There are some really interesting ethnographic studies on reading practices in homes of varying SES and how this affects the early stages of education. Typically, white affluent parents encourage their children to read from a very young age, starting with the building blocks of words and slowly moving up, etc. But children from lower-income households usually don't read as much and thus don't get those "building blocks". But they tend to have much better high-level reasoning and structuring skills than the affluent kids because they're used to orally telling stories with their parents and other kids. The "building blocks" skills the affluent kids have benefit them a lot in the early years, but the poor kids' high-level story structuring skills don't come up in school until later. (A good way to think about this is that affluent kids are very good at answering what, but poorer kids are very good at answering why). But, the poorer kids are classified right off the bat as being low-performing, which leads to a vicious cycle of not being interested in school, and by the time they get to the point where their reasoning/structuring skills become relevant they've fallen pretty far behind. It's really a shame since these kids aren't low-performing, they just have different skills.





user-inactivated  ·  3166 days ago  ·  link  ·  

I'm curious about the studies you mention. I grew up poor, drug abuse, gangs, violence, etc, but I was also encouraged to go to the library, which inspired my love of reading and self-education. Other low income students, broken homes, etc I became friends with in the private schools I got put into later in childhood, they were the same. Do you have an idea of specifics about these studies, in this regard? Does it take into account the people from broken homes and poverty who still managed to excel in school? I'd be interested in data about that specific phenomenon.

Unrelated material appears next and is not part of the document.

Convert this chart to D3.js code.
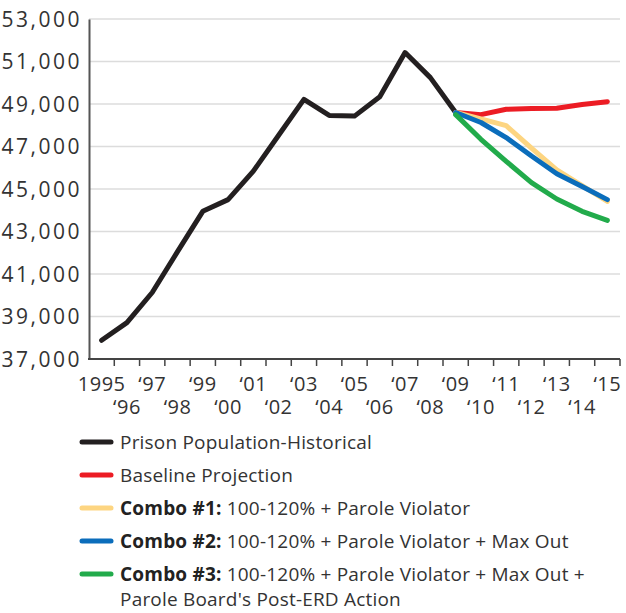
<!DOCTYPE html>
<html>
<head>
<meta charset="utf-8">
<script src="https://cdn.jsdelivr.net/npm/d3@7"></script>
<style>
  body { margin: 0; background: #fff; }
  text { font-family: "Open Sans", "Noto Sans", sans-serif; fill: #333; }
</style>
</head>
<body>
<div id="chart"></div>
<script>
// data
var years = d3.range(1995, 2016);
var histYears = d3.range(1995, 2010);
var projYears = d3.range(2009, 2016);

var historical = [37880, 38710, 40130, 42050, 43950, 44500, 45840, 47530, 49220, 48460, 48430, 49340, 51420, 50240, 48600];
var baseline = [48600, 48500, 48750, 48790, 48800, 48980, 49110];
var combo1 = [48600, 48300, 47980, 46920, 45900, 45160, 44420];
var combo2 = [48600, 48130, 47420, 46550, 45720, 45120, 44500];
var combo3 = [48500, 47340, 46300, 45300, 44530, 43950, 43520];

var yTicks = [37000, 39000, 41000, 43000, 45000, 47000, 49000, 51000, 53000];

var series = [
  { name: "hist", years: histYears, values: historical, color: "#231f20" },
  { name: "base", years: projYears, values: baseline, color: "#ec1c24" },
  { name: "c1", years: projYears, values: combo1, color: "#fdd581" },
  { name: "c2", years: projYears, values: combo2, color: "#0b6dbb" },
  { name: "c3", years: projYears, values: combo3, color: "#22ab4b" }
];

var legendItems = [
  { color: "#231f20", bold: "", rest: "Prison Population-Historical" },
  { color: "#ec1c24", bold: "", rest: "Baseline Projection" },
  { color: "#fdd581", bold: "Combo #1:", rest: " 100-120% + Parole Violator" },
  { color: "#0b6dbb", bold: "Combo #2:", rest: " 100-120% + Parole Violator + Max Out" },
  { color: "#22ab4b", bold: "Combo #3:", rest: " 100-120% + Parole Violator + Max Out +", line2: "Parole Board's Post-ERD Action" }
];

var W = 626, H = 613;
var m = { l: 89, r: 620, t: 19, b: 359 };

var svg = d3.select("#chart").append("svg")
  .attr("width", W)
  .attr("height", H);

var x = d3.scaleBand().domain(years).range([m.l, m.r]).padding(0);
var y = d3.scaleLinear().domain([37000, 53000]).range([m.b, m.t]);
var cx = function(yr) { return x(yr) + x.bandwidth() / 2; };

// gridlines
svg.append("g")
  .selectAll("line")
  .data(yTicks.slice(1))
  .enter().append("line")
  .attr("x1", m.l).attr("x2", m.r)
  .attr("y1", function(d) { return y(d); })
  .attr("y2", function(d) { return y(d); })
  .style("stroke", "#dcdcdc")
  .style("stroke-width", 1.5);

// y axis
var yAxis = d3.axisLeft(y).tickValues(yTicks).tickSize(0).tickPadding(7)
  .tickFormat(d3.format(","));
var gy = svg.append("g")
  .attr("transform", "translate(" + m.l + ",0)")
  .call(yAxis);
gy.select(".domain").style("stroke", "#555").style("stroke-width", 2);
gy.selectAll("text")
  .style("font-size", "21px")
  .style("letter-spacing", "2.5px")
  .attr("dy", "0.35em");

// x axis: ticks sit between the years
var xAxis = d3.axisBottom(x).tickSize(7).tickSizeOuter(0)
  .tickFormat(function(d) { return d == 1995 ? "1995" : "\u2018" + String(d).slice(2); });
var gx = svg.append("g")
  .attr("transform", "translate(0," + m.b + ")")
  .call(xAxis);
gx.select(".domain").style("stroke", "#444").style("stroke-width", 2)
  .attr("d", "M" + (m.l - 1) + ",0H" + m.r);
gx.selectAll(".tick line")
  .attr("x1", x.bandwidth() / 2).attr("x2", x.bandwidth() / 2)
  .style("stroke", "#444").style("stroke-width", 1.5);
gx.selectAll(".tick text")
  .style("font-size", "20px")
  .style("letter-spacing", "0.5px")
  .attr("y", function(d, i) { return i % 2 == 0 ? 32 : 55; })
  .attr("dy", 0);

// lines
var line = d3.line()
  .x(function(d) { return cx(d[0]); })
  .y(function(d) { return y(d[1]); });

svg.append("g")
  .selectAll("path")
  .data(series)
  .enter().append("path")
  .attr("d", function(s) { return line(d3.zip(s.years, s.values)); })
  .style("fill", "none")
  .style("stroke", function(s) { return s.color; })
  .style("stroke-width", 5)
  .style("stroke-linejoin", "round")
  .style("stroke-linecap", "round");

// legend
var legend = svg.append("g").selectAll("g")
  .data(legendItems)
  .enter().append("g")
  .attr("transform", function(d, i) { return "translate(82," + (442 + i * 33) + ")"; });

legend.append("line")
  .attr("x1", 0).attr("x2", 29)
  .style("stroke", function(d) { return d.color; })
  .style("stroke-width", 5)
  .style("stroke-linecap", "round");

var lt = legend.append("text")
  .attr("x", 38)
  .attr("dy", "0.35em")
  .style("font-size", "19px")
  .style("letter-spacing", "0.2px");
lt.append("tspan").style("font-weight", "bold").style("fill", "#222").text(function(d) { return d.bold; });
lt.append("tspan").text(function(d) { return d.rest; });

legend.filter(function(d) { return d.line2; })
  .append("text")
  .attr("x", 38)
  .attr("y", 25.5)
  .attr("dy", "0.32em")
  .style("font-size", "19px")
  .style("letter-spacing", "0.2px")
  .text(function(d) { return d.line2; });
</script>
</body>
</html>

caeli  ·  3166 days ago  ·  link  ·  

Yeah, this varies widely of course -- my parents didn't go to college and we were lower middle class but I was an obsessive reader. These are just trends noticed by various ethnographers. The particular study I based my comment off of is a fairly old piece (1982) by Shirley Heath, "What no bedtime story means: Narrative skills at home and school". This is by no means a quantitative, or recent, or widespread, study, but it gets at these issues very well and frames the problem much more eloquently than in my comment for sure! There are a few other studies like this, but this is just a memory from a course I took a couple years ago so I don't have sources immediately available.

There's also the fact that you ended up going to private school, which probably has something to do with your observations; families who stress education enough to send their child to a private school probably also encourage behaviors like reading that play a role in how schools defines success.